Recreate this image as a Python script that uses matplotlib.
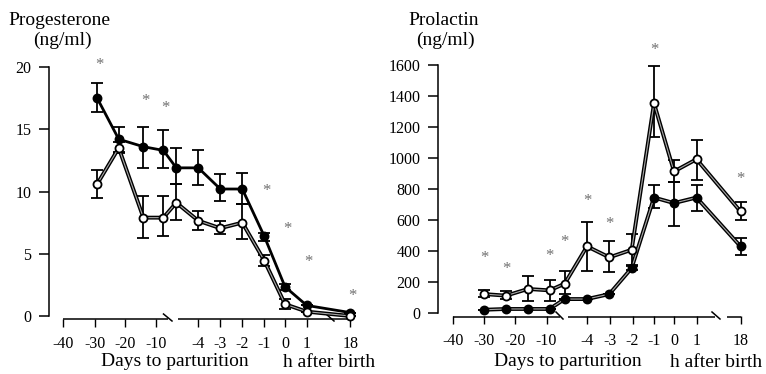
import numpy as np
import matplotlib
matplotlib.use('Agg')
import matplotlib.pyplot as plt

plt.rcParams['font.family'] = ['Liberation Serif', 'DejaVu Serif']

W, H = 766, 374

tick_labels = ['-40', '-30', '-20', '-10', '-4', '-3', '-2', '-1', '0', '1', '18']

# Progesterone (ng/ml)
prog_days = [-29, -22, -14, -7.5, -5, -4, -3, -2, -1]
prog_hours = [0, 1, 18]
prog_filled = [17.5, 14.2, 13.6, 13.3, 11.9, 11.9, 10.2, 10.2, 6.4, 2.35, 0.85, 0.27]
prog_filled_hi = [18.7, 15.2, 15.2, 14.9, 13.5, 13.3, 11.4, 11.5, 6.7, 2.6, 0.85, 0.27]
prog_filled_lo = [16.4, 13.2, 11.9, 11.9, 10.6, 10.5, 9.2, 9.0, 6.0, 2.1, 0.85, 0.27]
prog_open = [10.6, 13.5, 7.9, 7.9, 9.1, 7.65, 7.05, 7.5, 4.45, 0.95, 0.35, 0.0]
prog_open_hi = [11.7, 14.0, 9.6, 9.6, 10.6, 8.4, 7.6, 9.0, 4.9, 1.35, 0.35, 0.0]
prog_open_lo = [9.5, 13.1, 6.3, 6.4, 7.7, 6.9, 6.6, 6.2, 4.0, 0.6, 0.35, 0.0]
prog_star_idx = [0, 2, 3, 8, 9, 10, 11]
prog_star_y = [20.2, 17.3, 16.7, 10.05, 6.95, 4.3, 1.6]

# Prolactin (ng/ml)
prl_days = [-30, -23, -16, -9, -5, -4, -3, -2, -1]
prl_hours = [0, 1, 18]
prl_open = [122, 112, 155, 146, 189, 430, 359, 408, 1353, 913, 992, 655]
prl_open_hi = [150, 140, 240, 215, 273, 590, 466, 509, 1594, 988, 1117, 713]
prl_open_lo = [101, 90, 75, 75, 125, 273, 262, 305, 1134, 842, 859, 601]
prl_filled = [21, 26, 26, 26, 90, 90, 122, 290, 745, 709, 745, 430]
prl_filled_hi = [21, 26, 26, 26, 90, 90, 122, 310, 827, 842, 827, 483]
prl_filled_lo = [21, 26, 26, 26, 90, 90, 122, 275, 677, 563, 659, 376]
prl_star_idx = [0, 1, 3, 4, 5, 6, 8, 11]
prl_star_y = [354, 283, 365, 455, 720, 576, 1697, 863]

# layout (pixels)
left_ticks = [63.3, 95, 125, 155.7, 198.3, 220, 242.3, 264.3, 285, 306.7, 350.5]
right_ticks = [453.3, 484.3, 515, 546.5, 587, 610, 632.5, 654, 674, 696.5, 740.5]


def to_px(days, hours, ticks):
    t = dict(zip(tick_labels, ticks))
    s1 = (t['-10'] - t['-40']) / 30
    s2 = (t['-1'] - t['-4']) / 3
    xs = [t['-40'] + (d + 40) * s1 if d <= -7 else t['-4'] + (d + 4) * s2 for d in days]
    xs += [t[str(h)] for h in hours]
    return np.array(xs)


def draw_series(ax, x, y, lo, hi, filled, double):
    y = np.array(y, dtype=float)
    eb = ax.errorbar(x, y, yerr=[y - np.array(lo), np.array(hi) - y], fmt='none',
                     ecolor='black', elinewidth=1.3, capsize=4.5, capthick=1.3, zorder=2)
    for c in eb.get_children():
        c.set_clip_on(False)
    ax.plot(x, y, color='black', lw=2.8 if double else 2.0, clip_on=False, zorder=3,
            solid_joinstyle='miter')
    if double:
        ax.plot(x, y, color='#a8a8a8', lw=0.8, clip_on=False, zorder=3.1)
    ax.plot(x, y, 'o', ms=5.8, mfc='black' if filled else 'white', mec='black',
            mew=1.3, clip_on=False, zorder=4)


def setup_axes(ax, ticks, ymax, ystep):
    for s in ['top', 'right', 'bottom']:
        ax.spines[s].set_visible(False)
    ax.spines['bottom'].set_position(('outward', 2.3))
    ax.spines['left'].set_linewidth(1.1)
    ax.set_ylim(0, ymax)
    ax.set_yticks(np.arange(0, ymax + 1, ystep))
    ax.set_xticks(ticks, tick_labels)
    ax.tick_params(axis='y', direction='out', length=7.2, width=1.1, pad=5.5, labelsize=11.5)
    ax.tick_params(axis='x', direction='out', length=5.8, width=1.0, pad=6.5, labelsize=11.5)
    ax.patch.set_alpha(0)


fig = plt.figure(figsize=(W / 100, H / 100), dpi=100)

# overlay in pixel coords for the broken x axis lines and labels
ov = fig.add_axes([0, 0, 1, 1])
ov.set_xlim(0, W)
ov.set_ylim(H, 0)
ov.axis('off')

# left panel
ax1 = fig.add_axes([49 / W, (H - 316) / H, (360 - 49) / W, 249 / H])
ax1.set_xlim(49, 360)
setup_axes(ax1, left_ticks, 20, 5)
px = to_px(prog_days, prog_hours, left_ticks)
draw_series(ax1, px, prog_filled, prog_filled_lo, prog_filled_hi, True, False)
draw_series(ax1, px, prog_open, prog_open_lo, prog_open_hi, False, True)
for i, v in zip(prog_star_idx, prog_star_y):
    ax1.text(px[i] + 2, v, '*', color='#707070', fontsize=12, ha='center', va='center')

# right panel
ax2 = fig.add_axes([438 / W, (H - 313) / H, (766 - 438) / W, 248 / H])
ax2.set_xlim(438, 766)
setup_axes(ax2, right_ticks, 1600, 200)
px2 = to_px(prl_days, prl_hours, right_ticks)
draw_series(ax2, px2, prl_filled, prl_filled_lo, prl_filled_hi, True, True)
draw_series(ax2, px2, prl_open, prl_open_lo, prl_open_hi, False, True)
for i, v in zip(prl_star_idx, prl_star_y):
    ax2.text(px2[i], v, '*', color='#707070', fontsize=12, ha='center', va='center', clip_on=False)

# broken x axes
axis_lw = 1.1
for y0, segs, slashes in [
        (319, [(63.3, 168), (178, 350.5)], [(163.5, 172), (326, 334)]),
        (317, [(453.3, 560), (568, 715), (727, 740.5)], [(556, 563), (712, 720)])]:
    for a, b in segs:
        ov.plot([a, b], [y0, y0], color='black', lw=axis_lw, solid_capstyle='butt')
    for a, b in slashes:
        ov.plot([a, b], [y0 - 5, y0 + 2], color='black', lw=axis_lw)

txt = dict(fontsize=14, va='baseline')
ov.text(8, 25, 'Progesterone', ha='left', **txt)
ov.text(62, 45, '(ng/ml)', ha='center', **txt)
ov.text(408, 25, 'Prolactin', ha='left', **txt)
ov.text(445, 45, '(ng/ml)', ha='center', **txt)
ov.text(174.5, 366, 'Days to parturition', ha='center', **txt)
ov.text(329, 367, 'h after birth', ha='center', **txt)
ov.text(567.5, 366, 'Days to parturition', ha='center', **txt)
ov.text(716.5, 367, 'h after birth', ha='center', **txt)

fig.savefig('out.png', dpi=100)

━━━━━━

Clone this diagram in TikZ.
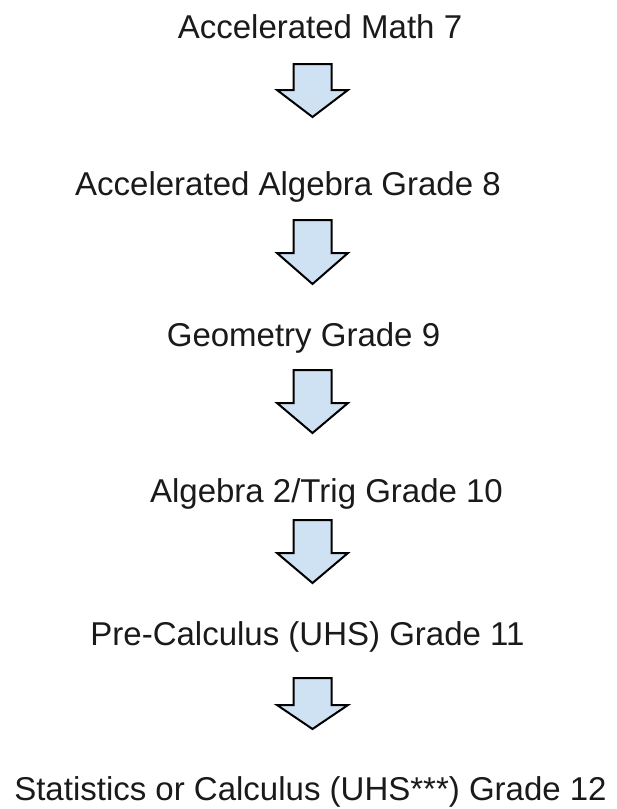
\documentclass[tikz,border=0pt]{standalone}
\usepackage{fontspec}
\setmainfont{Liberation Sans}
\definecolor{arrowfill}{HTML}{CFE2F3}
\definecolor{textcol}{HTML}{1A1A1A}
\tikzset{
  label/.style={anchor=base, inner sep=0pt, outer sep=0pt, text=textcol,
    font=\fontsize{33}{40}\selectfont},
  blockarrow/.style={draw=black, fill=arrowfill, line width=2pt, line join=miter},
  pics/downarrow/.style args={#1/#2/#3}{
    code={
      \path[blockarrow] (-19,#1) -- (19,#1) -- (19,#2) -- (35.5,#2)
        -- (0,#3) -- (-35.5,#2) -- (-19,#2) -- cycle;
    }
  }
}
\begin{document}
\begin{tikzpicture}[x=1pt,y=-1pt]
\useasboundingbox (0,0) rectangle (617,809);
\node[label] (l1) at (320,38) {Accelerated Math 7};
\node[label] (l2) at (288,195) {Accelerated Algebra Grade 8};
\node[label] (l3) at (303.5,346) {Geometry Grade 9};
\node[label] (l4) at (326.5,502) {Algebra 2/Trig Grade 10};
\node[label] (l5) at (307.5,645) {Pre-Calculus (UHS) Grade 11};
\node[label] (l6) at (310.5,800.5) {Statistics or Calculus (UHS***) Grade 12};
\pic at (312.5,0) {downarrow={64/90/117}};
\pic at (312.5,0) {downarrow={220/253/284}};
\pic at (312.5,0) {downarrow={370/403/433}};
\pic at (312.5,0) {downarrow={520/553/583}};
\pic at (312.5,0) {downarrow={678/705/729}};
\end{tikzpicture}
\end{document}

━━━━━━

**WHAT NEEDS TO BE DONE**: Make a tally of the lines in this data that include the string "matplotlib", and answer with that tally alone.

**RESULT**: 4